Solar Powered Outhouse

Left Big Bear City’s Motel 6 on a Friday afternoon, but not just any Friday afternoon.  It was the one day of the year they suspend the bus from town to town, so I had to walk to the supermarket the town over to re-supply.  The route was uphill through the suburbs or over a boardwalk next to the busy main street filled with millions ( yes millions ) of mosquitoes. I chose the former, which was pretty awesome, because the side streets were loaded with huge rental lodges made of logs and chainsaw animals.  It made the uphill walking not so bad.  Wait, did I mention why the buses were suspended?  It was the Tour of California Bike Race ( Time trials I think ).  It’s all about good timing out here. Ha!  Only saw a few racers when I cut down to the closed street.  Sad to say it was a little boring, though I’m sure not for the racers and race fans.  Chatted with a couple of hikers later that said they grabbed some wine and watched them go by for a while.  They enjoyed it.

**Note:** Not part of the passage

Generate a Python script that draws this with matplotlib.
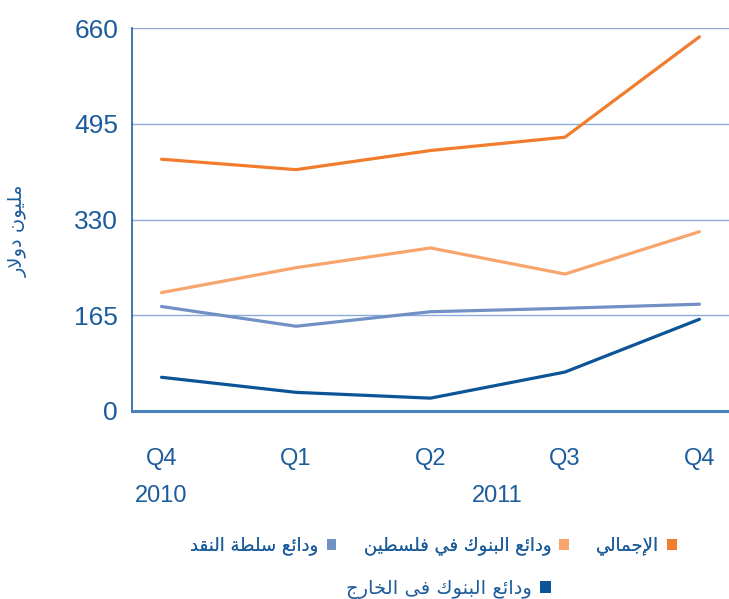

Got all my gear together and sorted my food for the next section.  I was bummed about not having my trekking poles for this section but I figured either I’d grab a stick or deal with it and see how bad it really is.  Turned out to be not so bad, except some small stream crossings, later on, where I got my shoes a little more wet than I’d like.  No biggie. I headed up the trail and a few miles in I got an unexpected ride from a couple who were heading to the trail to day hike.  Saved me a couple mile extra walk.  Started off well and the scenery was amazing as the trail overlooked the the lake I just left.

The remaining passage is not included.